» **WHAT YOU WILL DO**
The data below should be restated word for word, with every picture omitted.

» **GIVEN MATERIAL**
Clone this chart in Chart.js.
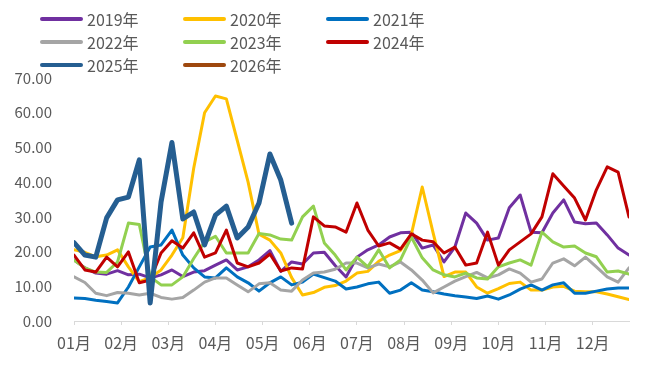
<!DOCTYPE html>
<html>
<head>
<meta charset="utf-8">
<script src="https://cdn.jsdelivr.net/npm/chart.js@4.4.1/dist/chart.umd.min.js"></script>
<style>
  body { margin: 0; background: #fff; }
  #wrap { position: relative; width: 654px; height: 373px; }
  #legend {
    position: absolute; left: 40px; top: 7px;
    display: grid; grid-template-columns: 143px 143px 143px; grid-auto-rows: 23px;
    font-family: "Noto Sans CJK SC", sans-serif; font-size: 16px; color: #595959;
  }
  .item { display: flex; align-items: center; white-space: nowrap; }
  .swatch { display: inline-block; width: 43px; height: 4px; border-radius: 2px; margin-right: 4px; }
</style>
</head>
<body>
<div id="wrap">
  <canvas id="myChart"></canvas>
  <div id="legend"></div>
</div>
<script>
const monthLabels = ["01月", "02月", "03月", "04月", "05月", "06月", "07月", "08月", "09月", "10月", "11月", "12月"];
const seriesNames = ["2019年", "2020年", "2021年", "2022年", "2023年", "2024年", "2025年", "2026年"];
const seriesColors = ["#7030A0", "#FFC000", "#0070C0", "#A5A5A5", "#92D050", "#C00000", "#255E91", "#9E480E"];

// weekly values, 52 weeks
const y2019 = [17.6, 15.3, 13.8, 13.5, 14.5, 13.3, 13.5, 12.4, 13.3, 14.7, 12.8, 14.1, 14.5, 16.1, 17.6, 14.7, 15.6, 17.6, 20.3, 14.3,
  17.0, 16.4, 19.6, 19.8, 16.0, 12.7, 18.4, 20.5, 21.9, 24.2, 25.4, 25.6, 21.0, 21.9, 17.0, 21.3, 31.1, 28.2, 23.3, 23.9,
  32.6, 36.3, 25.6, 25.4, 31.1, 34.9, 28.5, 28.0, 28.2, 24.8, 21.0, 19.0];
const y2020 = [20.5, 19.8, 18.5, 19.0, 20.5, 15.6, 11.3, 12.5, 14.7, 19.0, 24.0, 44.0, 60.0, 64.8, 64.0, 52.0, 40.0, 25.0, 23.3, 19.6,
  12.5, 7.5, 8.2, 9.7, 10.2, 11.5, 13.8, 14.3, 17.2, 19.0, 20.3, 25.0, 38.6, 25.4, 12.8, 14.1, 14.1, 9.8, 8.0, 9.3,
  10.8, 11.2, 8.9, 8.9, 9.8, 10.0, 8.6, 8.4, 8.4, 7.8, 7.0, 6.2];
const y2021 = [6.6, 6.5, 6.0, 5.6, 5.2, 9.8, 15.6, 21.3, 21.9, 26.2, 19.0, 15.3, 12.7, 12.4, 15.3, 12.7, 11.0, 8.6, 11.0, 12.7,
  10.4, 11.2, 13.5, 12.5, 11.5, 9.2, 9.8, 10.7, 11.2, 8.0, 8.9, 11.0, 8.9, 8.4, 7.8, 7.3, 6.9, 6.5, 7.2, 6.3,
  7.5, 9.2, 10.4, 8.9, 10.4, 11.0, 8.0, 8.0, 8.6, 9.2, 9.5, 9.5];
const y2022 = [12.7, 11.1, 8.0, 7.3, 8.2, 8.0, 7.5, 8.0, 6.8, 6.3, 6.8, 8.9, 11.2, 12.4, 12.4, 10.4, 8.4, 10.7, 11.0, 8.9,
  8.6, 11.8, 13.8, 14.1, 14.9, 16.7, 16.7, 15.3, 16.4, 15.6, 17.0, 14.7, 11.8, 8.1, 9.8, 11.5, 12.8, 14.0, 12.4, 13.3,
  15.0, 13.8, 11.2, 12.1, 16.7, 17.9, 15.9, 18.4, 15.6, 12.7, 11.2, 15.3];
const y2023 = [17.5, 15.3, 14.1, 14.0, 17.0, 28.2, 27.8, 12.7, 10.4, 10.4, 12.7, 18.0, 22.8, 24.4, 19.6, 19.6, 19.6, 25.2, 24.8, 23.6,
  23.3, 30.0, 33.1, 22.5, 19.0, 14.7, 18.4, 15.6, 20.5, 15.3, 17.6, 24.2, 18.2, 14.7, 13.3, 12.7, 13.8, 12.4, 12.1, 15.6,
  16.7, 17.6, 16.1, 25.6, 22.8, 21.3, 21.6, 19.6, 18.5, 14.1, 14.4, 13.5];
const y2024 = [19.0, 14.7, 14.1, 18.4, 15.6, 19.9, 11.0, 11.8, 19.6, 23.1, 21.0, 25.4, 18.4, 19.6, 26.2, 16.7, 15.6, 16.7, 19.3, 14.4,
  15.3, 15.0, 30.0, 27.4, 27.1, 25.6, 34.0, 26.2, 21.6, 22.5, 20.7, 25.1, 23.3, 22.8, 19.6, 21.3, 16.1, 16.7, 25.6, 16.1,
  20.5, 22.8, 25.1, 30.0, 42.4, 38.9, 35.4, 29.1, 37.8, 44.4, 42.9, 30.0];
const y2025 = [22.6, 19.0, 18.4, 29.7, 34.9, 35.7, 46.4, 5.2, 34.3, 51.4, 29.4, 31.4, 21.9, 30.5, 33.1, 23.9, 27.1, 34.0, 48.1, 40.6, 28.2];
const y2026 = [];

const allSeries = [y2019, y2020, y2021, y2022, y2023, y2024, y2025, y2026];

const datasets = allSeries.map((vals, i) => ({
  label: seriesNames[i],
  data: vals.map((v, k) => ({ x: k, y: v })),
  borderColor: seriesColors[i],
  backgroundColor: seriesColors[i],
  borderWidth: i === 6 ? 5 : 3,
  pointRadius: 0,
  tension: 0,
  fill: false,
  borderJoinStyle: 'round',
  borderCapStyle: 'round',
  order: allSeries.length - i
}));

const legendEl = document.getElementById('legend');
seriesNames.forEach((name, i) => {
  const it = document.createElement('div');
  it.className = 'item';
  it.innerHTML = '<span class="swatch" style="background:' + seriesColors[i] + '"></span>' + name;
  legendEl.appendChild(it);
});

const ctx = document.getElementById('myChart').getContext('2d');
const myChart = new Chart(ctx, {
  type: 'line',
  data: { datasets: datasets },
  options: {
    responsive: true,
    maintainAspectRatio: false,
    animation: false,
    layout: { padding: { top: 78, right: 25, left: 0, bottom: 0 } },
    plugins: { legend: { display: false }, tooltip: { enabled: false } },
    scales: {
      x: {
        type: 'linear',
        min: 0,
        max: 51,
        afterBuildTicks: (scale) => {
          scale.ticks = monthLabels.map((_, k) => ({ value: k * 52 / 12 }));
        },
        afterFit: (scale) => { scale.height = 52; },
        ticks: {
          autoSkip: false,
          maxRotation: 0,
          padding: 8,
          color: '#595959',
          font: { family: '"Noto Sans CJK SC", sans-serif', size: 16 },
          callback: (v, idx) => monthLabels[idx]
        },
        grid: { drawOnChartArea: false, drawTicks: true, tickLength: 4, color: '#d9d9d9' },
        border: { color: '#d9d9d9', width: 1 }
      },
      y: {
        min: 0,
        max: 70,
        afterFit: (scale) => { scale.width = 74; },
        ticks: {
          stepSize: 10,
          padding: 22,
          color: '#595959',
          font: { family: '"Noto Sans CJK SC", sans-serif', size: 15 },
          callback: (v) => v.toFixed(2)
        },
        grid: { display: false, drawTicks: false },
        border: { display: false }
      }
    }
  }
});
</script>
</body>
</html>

» **FINISHED ANSWER**
Clone this chart in Chart.js.
<!DOCTYPE html>
<html>
<head>
<meta charset="utf-8">
<script src="https://cdn.jsdelivr.net/npm/chart.js@4.4.1/dist/chart.umd.min.js"></script>
<style>
  body { margin: 0; background: #fff; }
  #wrap { position: relative; width: 654px; height: 373px; }
  #legend {
    position: absolute; left: 40px; top: 7px;
    display: grid; grid-template-columns: 143px 143px 143px; grid-auto-rows: 23px;
    font-family: "Noto Sans CJK SC", sans-serif; font-size: 16px; color: #595959;
  }
  .item { display: flex; align-items: center; white-space: nowrap; }
  .swatch { display: inline-block; width: 43px; height: 4px; border-radius: 2px; margin-right: 4px; }
</style>
</head>
<body>
<div id="wrap">
  <canvas id="myChart"></canvas>
  <div id="legend"></div>
</div>
<script>
const monthLabels = ["01月", "02月", "03月", "04月", "05月", "06月", "07月", "08月", "09月", "10月", "11月", "12月"];
const seriesNames = ["2019年", "2020年", "2021年", "2022年", "2023年", "2024年", "2025年", "2026年"];
const seriesColors = ["#7030A0", "#FFC000", "#0070C0", "#A5A5A5", "#92D050", "#C00000", "#255E91", "#9E480E"];

// weekly values, 52 weeks
const y2019 = [17.6, 15.3, 13.8, 13.5, 14.5, 13.3, 13.5, 12.4, 13.3, 14.7, 12.8, 14.1, 14.5, 16.1, 17.6, 14.7, 15.6, 17.6, 20.3, 14.3,
  17.0, 16.4, 19.6, 19.8, 16.0, 12.7, 18.4, 20.5, 21.9, 24.2, 25.4, 25.6, 21.0, 21.9, 17.0, 21.3, 31.1, 28.2, 23.3, 23.9,
  32.6, 36.3, 25.6, 25.4, 31.1, 34.9, 28.5, 28.0, 28.2, 24.8, 21.0, 19.0];
const y2020 = [20.5, 19.8, 18.5, 19.0, 20.5, 15.6, 11.3, 12.5, 14.7, 19.0, 24.0, 44.0, 60.0, 64.8, 64.0, 52.0, 40.0, 25.0, 23.3, 19.6,
  12.5, 7.5, 8.2, 9.7, 10.2, 11.5, 13.8, 14.3, 17.2, 19.0, 20.3, 25.0, 38.6, 25.4, 12.8, 14.1, 14.1, 9.8, 8.0, 9.3,
  10.8, 11.2, 8.9, 8.9, 9.8, 10.0, 8.6, 8.4, 8.4, 7.8, 7.0, 6.2];
const y2021 = [6.6, 6.5, 6.0, 5.6, 5.2, 9.8, 15.6, 21.3, 21.9, 26.2, 19.0, 15.3, 12.7, 12.4, 15.3, 12.7, 11.0, 8.6, 11.0, 12.7,
  10.4, 11.2, 13.5, 12.5, 11.5, 9.2, 9.8, 10.7, 11.2, 8.0, 8.9, 11.0, 8.9, 8.4, 7.8, 7.3, 6.9, 6.5, 7.2, 6.3,
  7.5, 9.2, 10.4, 8.9, 10.4, 11.0, 8.0, 8.0, 8.6, 9.2, 9.5, 9.5];
const y2022 = [12.7, 11.1, 8.0, 7.3, 8.2, 8.0, 7.5, 8.0, 6.8, 6.3, 6.8, 8.9, 11.2, 12.4, 12.4, 10.4, 8.4, 10.7, 11.0, 8.9,
  8.6, 11.8, 13.8, 14.1, 14.9, 16.7, 16.7, 15.3, 16.4, 15.6, 17.0, 14.7, 11.8, 8.1, 9.8, 11.5, 12.8, 14.0, 12.4, 13.3,
  15.0, 13.8, 11.2, 12.1, 16.7, 17.9, 15.9, 18.4, 15.6, 12.7, 11.2, 15.3];
const y2023 = [17.5, 15.3, 14.1, 14.0, 17.0, 28.2, 27.8, 12.7, 10.4, 10.4, 12.7, 18.0, 22.8, 24.4, 19.6, 19.6, 19.6, 25.2, 24.8, 23.6,
  23.3, 30.0, 33.1, 22.5, 19.0, 14.7, 18.4, 15.6, 20.5, 15.3, 17.6, 24.2, 18.2, 14.7, 13.3, 12.7, 13.8, 12.4, 12.1, 15.6,
  16.7, 17.6, 16.1, 25.6, 22.8, 21.3, 21.6, 19.6, 18.5, 14.1, 14.4, 13.5];
const y2024 = [19.0, 14.7, 14.1, 18.4, 15.6, 19.9, 11.0, 11.8, 19.6, 23.1, 21.0, 25.4, 18.4, 19.6, 26.2, 16.7, 15.6, 16.7, 19.3, 14.4,
  15.3, 15.0, 30.0, 27.4, 27.1, 25.6, 34.0, 26.2, 21.6, 22.5, 20.7, 25.1, 23.3, 22.8, 19.6, 21.3, 16.1, 16.7, 25.6, 16.1,
  20.5, 22.8, 25.1, 30.0, 42.4, 38.9, 35.4, 29.1, 37.8, 44.4, 42.9, 30.0];
const y2025 = [22.6, 19.0, 18.4, 29.7, 34.9, 35.7, 46.4, 5.2, 34.3, 51.4, 29.4, 31.4, 21.9, 30.5, 33.1, 23.9, 27.1, 34.0, 48.1, 40.6, 28.2];
const y2026 = [];

const allSeries = [y2019, y2020, y2021, y2022, y2023, y2024, y2025, y2026];

const datasets = allSeries.map((vals, i) => ({
  label: seriesNames[i],
  data: vals.map((v, k) => ({ x: k, y: v })),
  borderColor: seriesColors[i],
  backgroundColor: seriesColors[i],
  borderWidth: i === 6 ? 5 : 3,
  pointRadius: 0,
  tension: 0,
  fill: false,
  borderJoinStyle: 'round',
  borderCapStyle: 'round',
  order: allSeries.length - i
}));

const legendEl = document.getElementById('legend');
seriesNames.forEach((name, i) => {
  const it = document.createElement('div');
  it.className = 'item';
  it.innerHTML = '<span class="swatch" style="background:' + seriesColors[i] + '"></span>' + name;
  legendEl.appendChild(it);
});

const ctx = document.getElementById('myChart').getContext('2d');
const myChart = new Chart(ctx, {
  type: 'line',
  data: { datasets: datasets },
  options: {
    responsive: true,
    maintainAspectRatio: false,
    animation: false,
    layout: { padding: { top: 78, right: 25, left: 0, bottom: 0 } },
    plugins: { legend: { display: false }, tooltip: { enabled: false } },
    scales: {
      x: {
        type: 'linear',
        min: 0,
        max: 51,
        afterBuildTicks: (scale) => {
          scale.ticks = monthLabels.map((_, k) => ({ value: k * 52 / 12 }));
        },
        afterFit: (scale) => { scale.height = 52; },
        ticks: {
          autoSkip: false,
          maxRotation: 0,
          padding: 8,
          color: '#595959',
          font: { family: '"Noto Sans CJK SC", sans-serif', size: 16 },
          callback: (v, idx) => monthLabels[idx]
        },
        grid: { drawOnChartArea: false, drawTicks: true, tickLength: 4, color: '#d9d9d9' },
        border: { color: '#d9d9d9', width: 1 }
      },
      y: {
        min: 0,
        max: 70,
        afterFit: (scale) => { scale.width = 74; },
        ticks: {
          stepSize: 10,
          padding: 22,
          color: '#595959',
          font: { family: '"Noto Sans CJK SC", sans-serif', size: 15 },
          callback: (v) => v.toFixed(2)
        },
        grid: { display: false, drawTicks: false },
        border: { display: false }
      }
    }
  }
});
</script>
</body>
</html>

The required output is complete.